Журавушкин озадаченно смотрел на обоих мужчин. Что происходит? Невинная цитата сдернула Ромашова, будто бы выдали его самую сокровенную тайну!
– Я вас провожу, Аркадий Валентинович, – торопливо поднялся актер.
Когда они шли к воротам, где стояла машина Журавушкина, Андрей Георгиевич раздраженно сказал:
– Меня уже достал этот эзопов язык! Эти бесконечные намеки! И от кого? От человека, который сам постоянно лжет! Который вообще не понимает, что происходит! Он ведь безвылазно сидит в своей комнате!
– Но иногда Ефим Иванович ведь выходит оттуда? Не думаю, что он ест у себя наверху. Возможно, что Раевич случайно подслушал обрывок какого-то разговора.

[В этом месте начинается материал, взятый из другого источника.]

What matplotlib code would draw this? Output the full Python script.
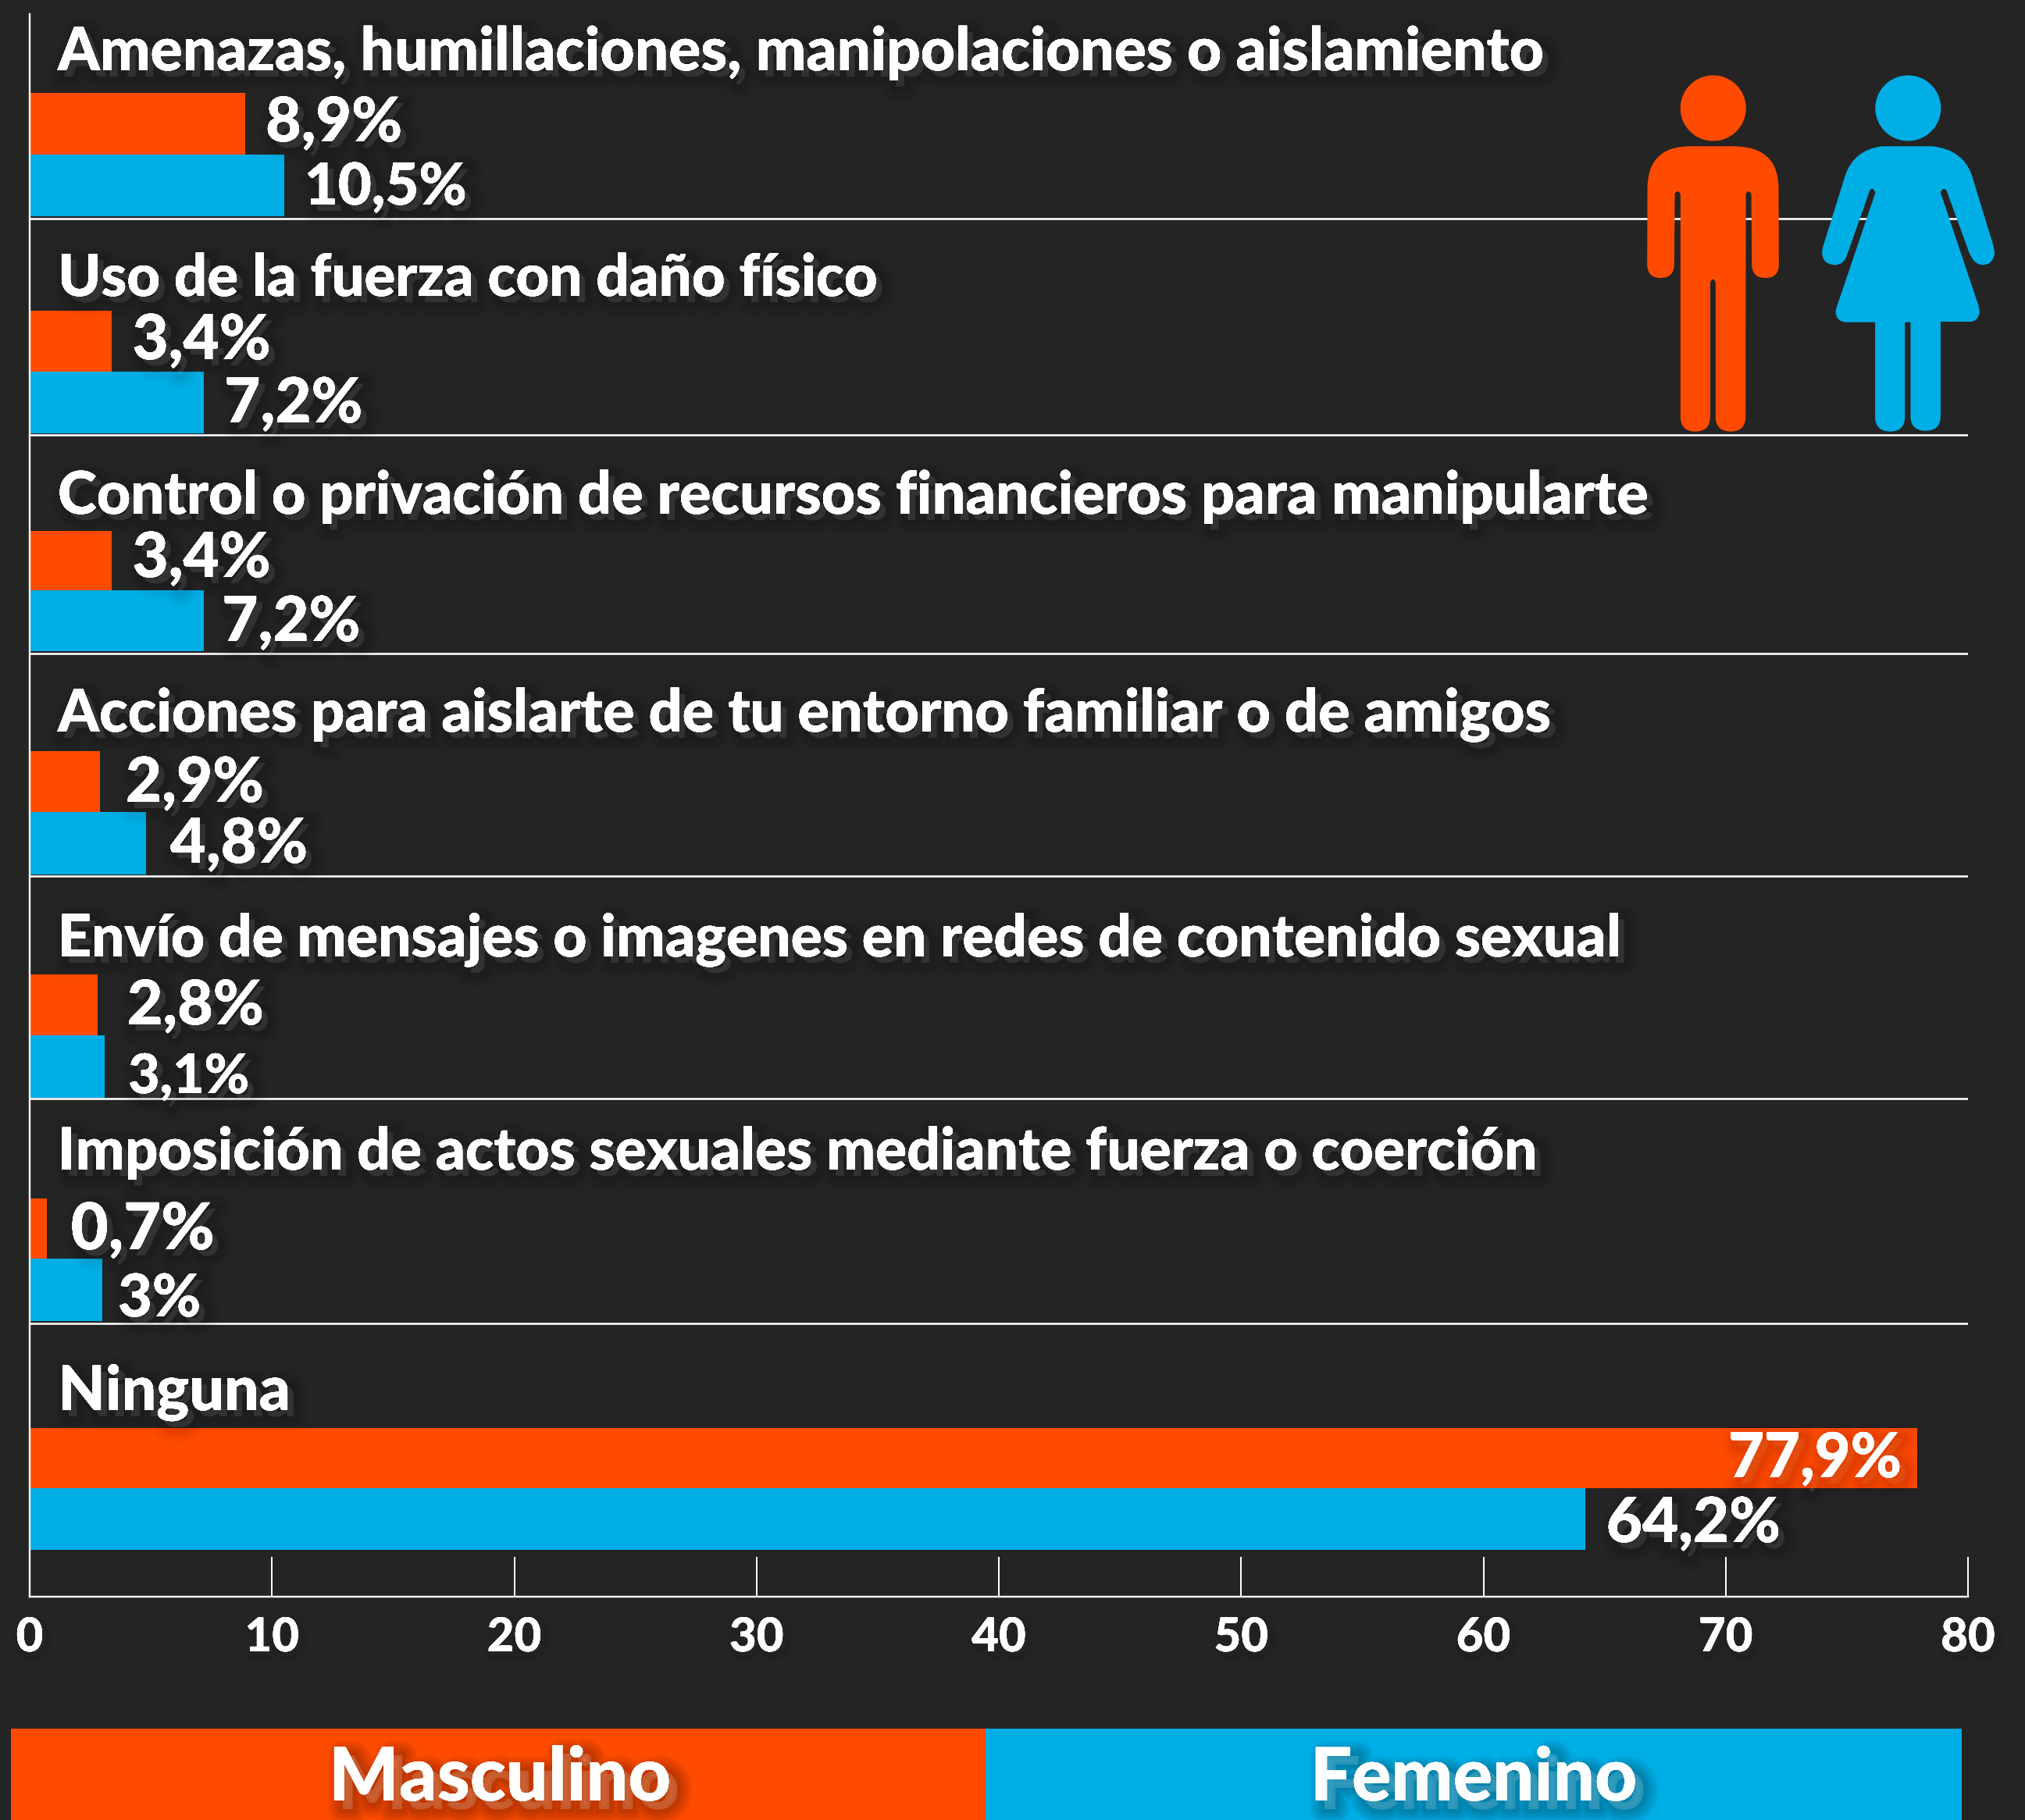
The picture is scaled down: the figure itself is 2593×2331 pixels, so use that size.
import matplotlib
matplotlib.use("Agg")
import matplotlib.pyplot as plt
import matplotlib.patheffects as pe
from matplotlib.path import Path
from matplotlib.patches import PathPatch, Circle, Rectangle

# ---- data ----
categories = [
    "Amenazas, humillaciones, manipolaciones o aislamiento",
    "Uso de la fuerza con daño físico",
    "Control o privación de recursos financieros para manipularte",
    "Acciones para aislarte de tu entorno familiar o de amigos",
    "Envío de mensajes o imagenes en redes de contenido sexual",
    "Imposición de actos sexuales mediante fuerza o coerción",
    "Ninguna",
]
masculino = [8.9, 3.4, 3.4, 2.9, 2.8, 0.7, 77.9]
femenino = [10.5, 7.2, 7.2, 4.8, 3.1, 3.0, 64.2]
masculino_labels = ["8,9%", "3,4%", "3,4%", "2,9%", "2,8%", "0,7%", "77,9%"]
femenino_labels = ["10,5%", "7,2%", "7,2%", "4,8%", "3,1%", "3%", "64,2%"]
x_ticks = [0, 10, 20, 30, 40, 50, 60, 70, 80]
legend_names = ["Masculino", "Femenino"]

# ---- layout (full-size pixels) ----
W, H = 2593, 2331
DPI = 100
PT = 72 / DPI
BG, ORANGE, BLUE = "#242424", "#FF4B00", "#00AEE6"
X0, X1, Y_TOP, Y_BOT = 38, 2520, 18, 2045
bar_tops = [119, 398, 680, 962, 1248, 1535, 1829]
bar_mids = [198, 476, 756, 1040, 1326, 1612, 1906]
bar_bots = [277, 555, 834, 1120, 1406, 1692, 1985]
separators = [280, 557, 837, 1122, 1407, 1695]
title_base = [90, 379, 658, 937, 1225, 1498, 1806]
title_w = [1903, 1050, 2037, 1912, 2001, 1895, 298]
m_base = [181, 460, 739, 1027, 1312, 1600, 1892]
f_base = [262, 541, 821, 1105, 1400, 1686, 1975]
m_off = [26, 26, 26, 33, 38, 31, -20]
f_off = [26, 26, 23, 31, 30, 20, 27]
m_w = [175, 177, 177, 177, 175, 184, 222]
f_w = [208, 177, 177, 176, 155, 106, 223]

FONT = dict(family="Lato", weight="black")


def shadow(dx=8, dy=-8, strength=0.016, widths=(40, 34, 28, 23, 18, 14, 10)):
    effects = []
    for lw in widths:
        effects.append(pe.withStroke(linewidth=lw * PT, foreground="black",
                                     alpha=strength, offset=(dx * PT, dy * PT)))
    effects.append(pe.Normal())
    return effects


fig = plt.figure(figsize=(W / DPI, H / DPI), dpi=DPI, facecolor=BG)
ax = fig.add_axes([X0 / W, 1 - Y_BOT / H, (X1 - X0) / W, (Y_BOT - Y_TOP) / H], facecolor=BG)
ax.set_xlim(0, 80)
ax.set_ylim(Y_BOT, Y_TOP)

for i in range(len(categories)):
    ax.barh((bar_tops[i] + bar_mids[i]) / 2, masculino[i], height=bar_mids[i] - bar_tops[i],
            color=ORANGE, linewidth=0, zorder=2)
    ax.barh((bar_mids[i] + bar_bots[i]) / 2, femenino[i], height=bar_bots[i] - bar_mids[i],
            color=BLUE, linewidth=0, zorder=2)
for y in separators:
    ax.axhline(y, color="white", lw=2.6 * PT, zorder=1)

for s in ("top", "right"):
    ax.spines[s].set_visible(False)
for s in ("left", "bottom"):
    ax.spines[s].set_color("white")
    ax.spines[s].set_linewidth(2.4 * PT)
ax.set_yticks([])
ax.set_xticks(x_ticks)
ax.tick_params(axis="x", direction="in", length=51 * PT, width=2 * PT, color="white",
               pad=24 * PT, labelsize=60 * PT, labelcolor="white")
for t in ax.get_xticklabels():
    t.set(**FONT)
    t.set_path_effects(shadow(4, -4, 0.008, (20, 14, 9)))
ax.get_xticklabels()[-1].set_clip_on(False)

fig.canvas.draw()
renderer = fig.canvas.get_renderer()


def px_text(x_data, px_off, y, s, width_px, ha="left"):
    t = ax.annotate(s, xy=(x_data, y), xycoords="data", xytext=(px_off * PT, 0),
                    textcoords="offset points", ha=ha, va="baseline", color="white",
                    fontsize=70 * PT, path_effects=shadow(), zorder=5,
                    annotation_clip=False, **FONT)
    w = t.get_window_extent(renderer).width
    t.set_fontsize(t.get_fontsize() * width_px / w)
    return t


for i, cat in enumerate(categories):
    px_text(0, 36, title_base[i], cat, title_w[i])
    px_text(masculino[i], m_off[i], m_base[i], masculino_labels[i], m_w[i],
            ha="right" if m_off[i] < 0 else "left")
    px_text(femenino[i], f_off[i], f_base[i], femenino_labels[i], f_w[i])

# overlay in pixel coordinates: legend strip and pictograms
ov = fig.add_axes([0, 0, 1, 1], facecolor="none", zorder=10)
ov.set_xlim(0, W)
ov.set_ylim(H, 0)
ov.axis("off")

ov.add_patch(Rectangle((14, 2214), 1248, H - 2214, color=ORANGE, lw=0))
ov.add_patch(Rectangle((1262, 2214), 1250, H - 2214, color=BLUE, lw=0))
for name, cx, size in zip(legend_names, (640, 1887), (95, 94)):
    ov.text(cx, 2306, name, ha="center", va="baseline", color="white", fontsize=size * PT,
            path_effects=shadow(11, -11, 0.045, (38, 32, 26, 20, 14, 9)), **FONT)


def icon(segments, color):
    verts, codes = [], []
    for seg in segments:
        if len(seg) == 1:
            codes.append(Path.LINETO if verts else Path.MOVETO)
            verts.append(seg[0])
        else:
            codes += [Path.CURVE3, Path.CURVE3]
            verts += [seg[0], seg[1]]
    verts.append(verts[0])
    codes.append(Path.CLOSEPOLY)
    verts = [(2050 + x / 2.888, 60 + y / 3.0) for x, y in verts]
    ov.add_patch(PathPatch(Path(verts, codes), facecolor=color, lw=0))


man = [
    [(330, 382)], [(490, 382)], [(657, 382), (657, 545)], [(658, 835)],
    [(658, 888), (608, 888)], [(558, 888), (558, 835)], [(556, 565)],
    [(546, 545), (536, 565)], [(535, 1420)], [(535, 1478), (480, 1478)],
    [(424, 1478), (424, 1420)], [(424, 905)], [(414, 880), (404, 905)], [(404, 1420)],
    [(404, 1478), (349, 1478)], [(294, 1478), (294, 1420)], [(294, 565)],
    [(283, 545), (273, 565)], [(271, 835)], [(271, 888), (221, 888)],
    [(171, 888), (171, 835)], [(172, 545)], [(172, 382), (330, 382)],
]
woman = [
    [(1040, 382)], [(1225, 382)], [(1340, 395), (1372, 495)], [(1450, 760)],
    [(1456, 785), (1456, 795)], [(1448, 838), (1410, 838)], [(1375, 835), (1358, 780)],
    [(1278, 552)], [(1265, 535), (1256, 560)], [(1395, 990)], [(1400, 1010), (1400, 1020)],
    [(1395, 1056), (1365, 1056)], [(1256, 1056)], [(1256, 1420)],
    [(1256, 1475), (1200, 1475)], [(1145, 1475), (1145, 1420)], [(1145, 1058)],
    [(1124, 1058)], [(1124, 1420)], [(1124, 1478), (1070, 1478)],
    [(1014, 1478), (1014, 1420)], [(1014, 1058)], [(905, 1058)], [(870, 1055), (868, 1020)],
    [(868, 1010), (875, 990)], [(1015, 560)], [(1005, 535), (994, 552)], [(910, 800)],
    [(898, 838), (865, 838)], [(818, 835), (818, 790)], [(818, 780), (822, 765)],
    [(903, 495)], [(935, 395), (1040, 382)],
]
icon(man, ORANGE)
icon(woman, BLUE)
ov.add_patch(Circle((2193.7, 138.5), 42, color=ORANGE, lw=0))
ov.add_patch(Circle((2443.3, 138.5), 42, color=BLUE, lw=0))

fig.savefig("out.png", dpi=DPI, facecolor=BG)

– Как я говорю комплименты Даше? Я просто пытаюсь загладить вашу неловкость, Аркадий Валентинович!
– Я все понимаю, – виновато развел руками Журавушкин.
– А Фима черт знает, что подумал!
– Увидимся в понедельник. Как обычно за час до заседания, – хозяин уже открыл ворота, поэтому Журавушкин вынужден был попрощаться.
– Помните, о чем мы договорились, – сказал ему на прощанье Ромашов.
Когда за его машиной опустился полосатый шлагбаум, Журавушкин, у которого от голода засосало под ложечкой (пирожные не в счет), набрал номер жены.
– Галочка, что у нас на ужин? – заискивающе спросил он.
– Я в фитнес-клубе до позднего вечера! – предупредила Галина. – Сваришь себе сосиски или пельмени!